Now let me turn to using Google Forms as a homework submission tool. I've not yet done this but this is what I'm thinking. I make assignments (in Excel of course, that's the tool I know) that illustrate the math models for my class. While the underlying model is the same for each student, parameter values will be student specific so each student will have a unique homework set. Each student will be assigned an alias (the name of a famous economist concatenated with the course name). The will copy the solutions they get from Excel and paste those into the Google Form. They will also select their alias from the list and that is what will be used as identifier of the student. I believe that should handle all the FERPA issues. I can then auto grade these submissions using Excel via a straightforward comparison of their submission to the correct answer. I can also include a paragraph question or two to have them explain their thinking in doing the math. Obviously that can't be auto graded, but it means the amount of discretionary grading can be kept down.

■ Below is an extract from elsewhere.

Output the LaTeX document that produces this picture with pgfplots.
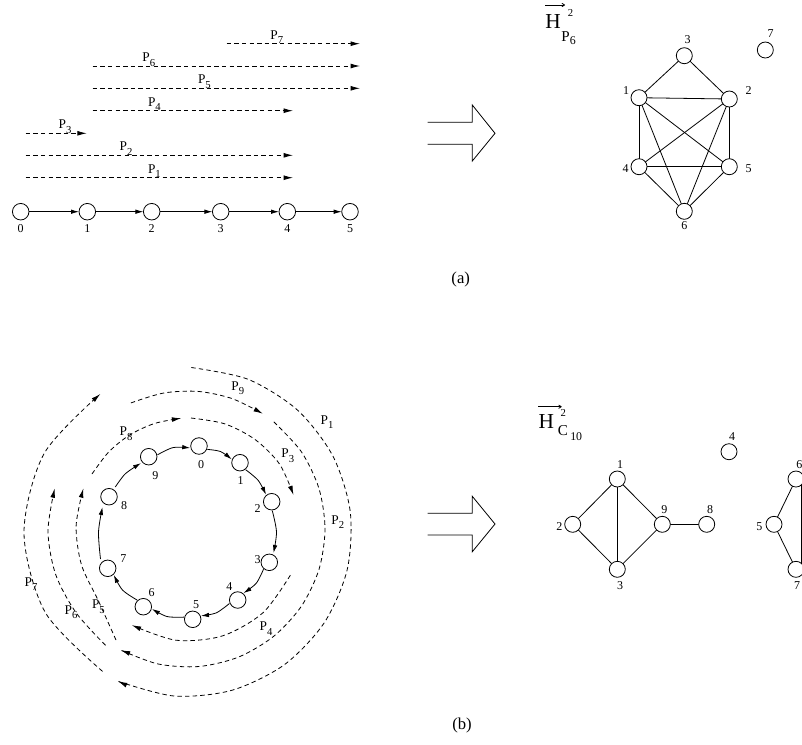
\documentclass[border=0pt]{standalone}
\usepackage{fontspec}
\setmainfont{Liberation Serif}
\usepackage{pgfplots}
\pgfplotsset{compat=1.18}
\usetikzlibrary{arrows.meta}
\newcommand\fs[1]{\fontsize{#1}{#1}\selectfont}
\newcommand\PL[1]{{\fs{10}P\raisebox{-0.8ex}{\fs{8}#1}}}
\tikzset{
 da/.style={black, line width=0.6pt, dash pattern=on 3.3pt off 2.4pt, -{Latex[length=7pt,width=3.6pt]}},
 dl/.style={black, line width=0.6pt, dash pattern=on 3.3pt off 2.4pt},
 sa/.style={black, line width=0.6pt, -{Latex[length=6pt,width=3.4pt]}},
 ed/.style={black, line width=0.6pt},
 tk/.style={black, line width=0.6pt, -{To[length=2.5pt,width=3pt]}},
}
\pgfplotsset{nd/.style={only marks, mark=*, mark size=#1, mark options={fill=white, draw=black, line width=0.6pt}}}
\newcommand\E[2]{\addplot[ed] coordinates {#1 #2};}
\begin{document}
\begin{tikzpicture}
\begin{axis}[name=ax, scale only axis, width=601.5pt, height=558pt,
  xmin=0, xmax=802, ymin=0, ymax=744, y dir=reverse,
  axis line style={draw=none}, xtick=\empty, ytick=\empty, clip=false]
% ---------------- (a) left: path P6 and sub-paths
\addplot[da] coordinates {(226.7,43.7) (360,43.7)};
\addplot[da] coordinates {(92.7,66) (360,66)};
\addplot[da] coordinates {(92.7,88.3) (360,88.3)};
\addplot[da] coordinates {(92.7,110.7) (293,110.7)};
\addplot[da] coordinates {(25.7,133.3) (86.7,133.3)};
\addplot[da] coordinates {(25.7,155.3) (293,155.3)};
\addplot[da] coordinates {(25.7,177.7) (293,177.7)};
\node[anchor=base west] at (axis cs:265.7,39) {\PL{7}};
\node[anchor=base west] at (axis cs:137.7,61.3) {\PL{6}};
\node[anchor=base west] at (axis cs:193.3,83.6) {\PL{5}};
\node[anchor=base west] at (axis cs:143.3,106) {\PL{4}};
\node[anchor=base west] at (axis cs:54,128.6) {\PL{3}};
\node[anchor=base west] at (axis cs:115,150.6) {\PL{2}};
\node[anchor=base west] at (axis cs:143.3,173) {\PL{1}};
\addplot[sa] coordinates {(29,211.7) (79,211.7)};
\addplot[sa] coordinates {(95.6,211.7) (143.4,211.7)};
\addplot[sa] coordinates {(160,211.7) (212.4,211.7)};
\addplot[sa] coordinates {(229,211.7) (279,211.7)};
\addplot[sa] coordinates {(295.6,211.7) (341.7,211.7)};
\addplot[nd=6.2pt] coordinates {(20.7,211.7) (87.3,211.7) (151.7,211.7) (220.7,211.7) (287.3,211.7) (350,211.7)};
\node[font=\fs{9}] at (axis cs:20.7,229) {0};
\node[font=\fs{9}] at (axis cs:87.3,229) {1};
\node[font=\fs{9}] at (axis cs:151.7,229) {2};
\node[font=\fs{9}] at (axis cs:220.7,229) {3};
\node[font=\fs{9}] at (axis cs:287.3,229) {4};
\node[font=\fs{9}] at (axis cs:350,229) {5};
% ---------------- (a) hollow arrow
\addplot[ed] coordinates {(427.7,122.3) (472.3,122.3) (472.3,105) (495,133.3) (472.3,161) (472.3,144.3) (427.7,144.3)};
\node[font=\fs{12.5}] at (axis cs:460.7,279.3) {(a)};
% ---------------- (a) right: graph H
\addplot[tk] coordinates {(545,5) (565,5)};
\node[anchor=base west, inner sep=0pt, font=\fs{16}] at (axis cs:545,28) {H};
\node[font=\fs{8}] at (axis cs:570.5,12.5) {2};
\node[anchor=base west, inner sep=0pt, font=\fs{11.3}] at (axis cs:561,41.7) {P};
\node[anchor=base west, inner sep=0pt, font=\fs{8.9}] at (axis cs:569.5,44.5) {6};
\E{(684.3,55.7)}{(639,97.7)}
\E{(684.3,55.7)}{(729.3,99)}
\E{(639,97.7)}{(729.3,99)}
\E{(639,97.7)}{(639,166.7)}
\E{(639,97.7)}{(729.3,166.7)}
\E{(639,97.7)}{(684.3,211.3)}
\E{(729.3,99)}{(639,166.7)}
\E{(729.3,99)}{(729.3,166.7)}
\E{(729.3,99)}{(684.3,211.3)}
\E{(639,166.7)}{(729.3,166.7)}
\E{(639,166.7)}{(684.3,211.3)}
\E{(729.3,166.7)}{(684.3,211.3)}
\addplot[nd=6pt] coordinates {(639,97.7) (729.3,99) (684.3,55.7) (639,166.7) (729.3,166.7) (684.3,211.3) (765.3,50)};
\node[font=\fs{9}] at (axis cs:687.7,39.3) {3};
\node[font=\fs{9}] at (axis cs:626,90.7) {1};
\node[font=\fs{9}] at (axis cs:748.7,90.7) {2};
\node[font=\fs{9}] at (axis cs:625.7,168.3) {4};
\node[font=\fs{9}] at (axis cs:748.7,168.3) {5};
\node[font=\fs{9}] at (axis cs:684.3,226) {6};
\node[font=\fs{9}] at (axis cs:770.7,33.3) {7};
% ---------------- (b) left: cycle C10 and sub-paths
% inner ring
\addplot[da, smooth] coordinates {(92,474) (108.5,452.2) (129.6,435) (154.4,423.5) (181.2,418.2)};
\addplot[da, smooth] coordinates {(191,418) (224.7,423.8) (255.2,439.6) (279.5,464) (293.5,495)};
\addplot[da, smooth] coordinates {(290.4,575.1) (262.9,612.8) (222.4,635.9) (176,640.2) (131.8,625.1)};
\addplot[da, smooth] coordinates {(116,640) (98.4,600.8) (81.5,564.9) (76.1,526.1) (83.4,488.4)};
% middle ring
\addplot[da, smooth] coordinates {(130.9,402.9) (163.7,393) (198.1,391.4) (231.9,398.5) (262.8,413.7)};
\addplot[dl, smooth] coordinates {(273.8,421.8) (301.4,451.8) (319,488.6) (325,529) (319,569.4) (301.4,606.2) (273.8,636.2) (238.7,657) (199,666.5) (158.3,664) (120.9,650.2)};
\addplot[da] coordinates {(127,652.5) (120.9,650.2)};
\addplot[da, smooth] coordinates {(105.5,645.3) (76,612.6) (55.6,574.3) (48,531.4) (54.7,488.4)};
% outer ring
\addplot[dl, smooth] coordinates {(191.3,367.5) (248.1,379.3) (297.5,410.1) (332.9,456.1) (350.2,511.4) (347.2,569.6) (324.2,622.8) (284.2,664.8) (231.8,690.3) (174.1,696) (118,681.3)};
\addplot[da] coordinates {(124,684) (118,681.3)};
\addplot[da, smooth] coordinates {(102.6,671.4) (45.3,612.5) (24,533.1) (44,453.7) (100.4,393.9)};
\node[anchor=base west] at (axis cs:226.7,390) {\PL{9}};
\node[anchor=base west] at (axis cs:115,435.7) {\PL{8}};
\node[anchor=base west] at (axis cs:276.7,457.3) {\PL{3}};
\node[anchor=base west] at (axis cs:316,424) {\PL{1}};
\node[anchor=base west] at (axis cs:326.7,524) {\PL{2}};
\node[anchor=base west] at (axis cs:255,630.7) {\PL{4}};
\node[anchor=base west] at (axis cs:87.3,608.3) {\PL{5}};
\node[anchor=base west] at (axis cs:60,614) {\PL{6}};
\node[anchor=base west] at (axis cs:20,586) {\PL{7}};
% cycle arcs
\addplot[sa, smooth] coordinates {(207.3,449.4) (220.5,451.5) (231.7,459.3)};
\addplot[sa, smooth] coordinates {(245.7,469.7) (258.2,480.4) (266,494.7)};
\addplot[sa, smooth] coordinates {(272.3,510.7) (276.5,532) (273.5,553)};
\addplot[sa, smooth] coordinates {(263.5,569.2) (256.2,583.3) (243.5,593.1)};
\addplot[sa, smooth] coordinates {(229.4,603.5) (216.2,612.9) (201,615.8)};
\addplot[sa, smooth] coordinates {(184,617.1) (167,616.5) (152,608.9)};
\addplot[sa, smooth] coordinates {(137.2,600.1) (122.5,590) (113.8,574.9)};
\addplot[sa, smooth] coordinates {(100.5,559) (98.5,532) (102.5,507)};
\addplot[sa, smooth] coordinates {(115.3,487) (125.4,473.7) (141,463.1)};
\addplot[sa, smooth] coordinates {(157.5,454.8) (173,447.6) (190.2,447.9)};
\addplot[nd=6.2pt] coordinates {(199,446) (240,462.7) (271.7,501.7) (269.3,562.3) (237.7,600) (192.7,619.3) (143.3,606.7) (107.7,568.3) (109,496.7) (148.7,456.7)};
\node[font=\fs{9}] at (axis cs:201,465) {0};
\node[font=\fs{9}] at (axis cs:240.7,480.7) {1};
\node[font=\fs{9}] at (axis cs:257.7,509) {2};
\node[font=\fs{9}] at (axis cs:257.7,559.3) {3};
\node[font=\fs{9}] at (axis cs:229.3,586.7) {4};
\node[font=\fs{9}] at (axis cs:196,604.3) {5};
\node[font=\fs{9}] at (axis cs:151.7,592.7) {6};
\node[font=\fs{9}] at (axis cs:123.3,559) {7};
\node[font=\fs{9}] at (axis cs:124,505.7) {8};
\node[font=\fs{9}] at (axis cs:155.3,475.7) {9};
% ---------------- (b) hollow arrow
\addplot[ed] coordinates {(427.7,513.3) (472.3,513.3) (472.3,496.3) (495,524) (472.3,551.7) (472.3,535) (427.7,535)};
\node[font=\fs{12.5}] at (axis cs:462,725) {(b)};
% ---------------- (b) right: graph H
\addplot[tk] coordinates {(538.3,406.7) (561.7,406.7)};
\node[anchor=base west, inner sep=0pt, font=\fs{16}] at (axis cs:538.3,428.3) {H};
\node[font=\fs{8}] at (axis cs:563.3,412.7) {2};
\node[anchor=base west, inner sep=0pt, font=\fs{11.3}] at (axis cs:557.7,435) {C};
\node[anchor=base west, inner sep=0pt, font=\fs{8.9}] at (axis cs:570,440) {10};
\E{(617.3,479)}{(572.7,524.3)}
\E{(617.3,479)}{(617.3,569.3)}
\E{(617.3,479)}{(662.3,524.3)}
\E{(572.7,524.3)}{(617.3,569.3)}
\E{(617.3,569.3)}{(662.3,524.3)}
\E{(662.3,524.3)}{(706.7,524.3)}
\E{(774,524.3)}{(796,479)}
\E{(774,524.3)}{(796,569.3)}
\E{(801.6,475)}{(801.6,568)}
\addplot[nd=6pt] coordinates {(617.3,479) (572.7,524.3) (617.3,569.3) (662.3,524.3) (706.7,524.3) (729,451.7) (774,524.3) (796,479) (796,569.3)};
\node[font=\fs{9}] at (axis cs:620,465) {1};
\node[font=\fs{9}] at (axis cs:559.3,526.7) {2};
\node[font=\fs{9}] at (axis cs:620,586) {3};
\node[font=\fs{9}] at (axis cs:664.3,510) {9};
\node[font=\fs{9}] at (axis cs:710,509.3) {8};
\node[font=\fs{9}] at (axis cs:732,436.7) {4};
\node[font=\fs{9}] at (axis cs:759.3,526.7) {5};
\node[font=\fs{9}] at (axis cs:799.3,465) {6};
\node[font=\fs{9}] at (axis cs:797,586) {7};
\end{axis}
\pgfresetboundingbox
\path[use as bounding box] (ax.south west) rectangle (ax.north east);
\end{tikzpicture}
\end{document}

How does this compare to using the LMS for the same purpose? For the LMS that I know about, using the LMS quiz engine one can't make a rather extensive problem which has many subsidiary questions, with the parameter values unique to the particular student, but invariant from one subsidiary question to the next. So the LMS quiz function simply isn't good enough for what I'm after. Last year, I tried something similar with the LMS drop box. I had an "answer sheet" in Excel and indeed Excel had graded the homework before the students submitted it. The drop box was used simply to verify that they had done the homework correctly. The students were instructed to save the answer sheet as a csv file (which saves only the answer sheet and not the rest of the workbook), naming the answer sheet in a certain way that would include their identity in the name, and then submit that. This mechanism was far from foolproof. Some students didn't see csv among the formats available when saving the file. Others screwed up the file name. Further, I'd have to manually given them credit for the submission. The approach with Google Forms would substantially reduced the workload for me.
The downside I see as possible with this approach is that, since their is no authentication by the students required in the process, one student could submit as another to sandbag that person. In a small class I don't see that as an issue. In a larger class, perhaps there needs to be an additional step of assigning a unique identifier for the particular homework and the particular alias and sending that to the students in advance. Managing that would be an additional headache but maybe it wouldn't be too hard if done in conjunction with mail merge in Word.
If this can work for homework, then I'd want to use it in class as well. It could be done as a more sophisticated version of how instructors now use clickers. And perhaps you could actually administer quizzes this way. The issues with this are twofold as I see them. Each student would need a device of some sorts. I did verify that the form works on my iPad and iPhone, but on the phone version especially, that can be clunky (at least for me) to enter responses. Second, to the extent that the devices uses the campus wireless network, there could be slowdown/congestion effects that you don't want to see, especially in a high stakes testing setting. So far, I don't have that many students registered for my class in the fall. If the numbers remain modest, I may experiment with this a bit to see how it works in that setting.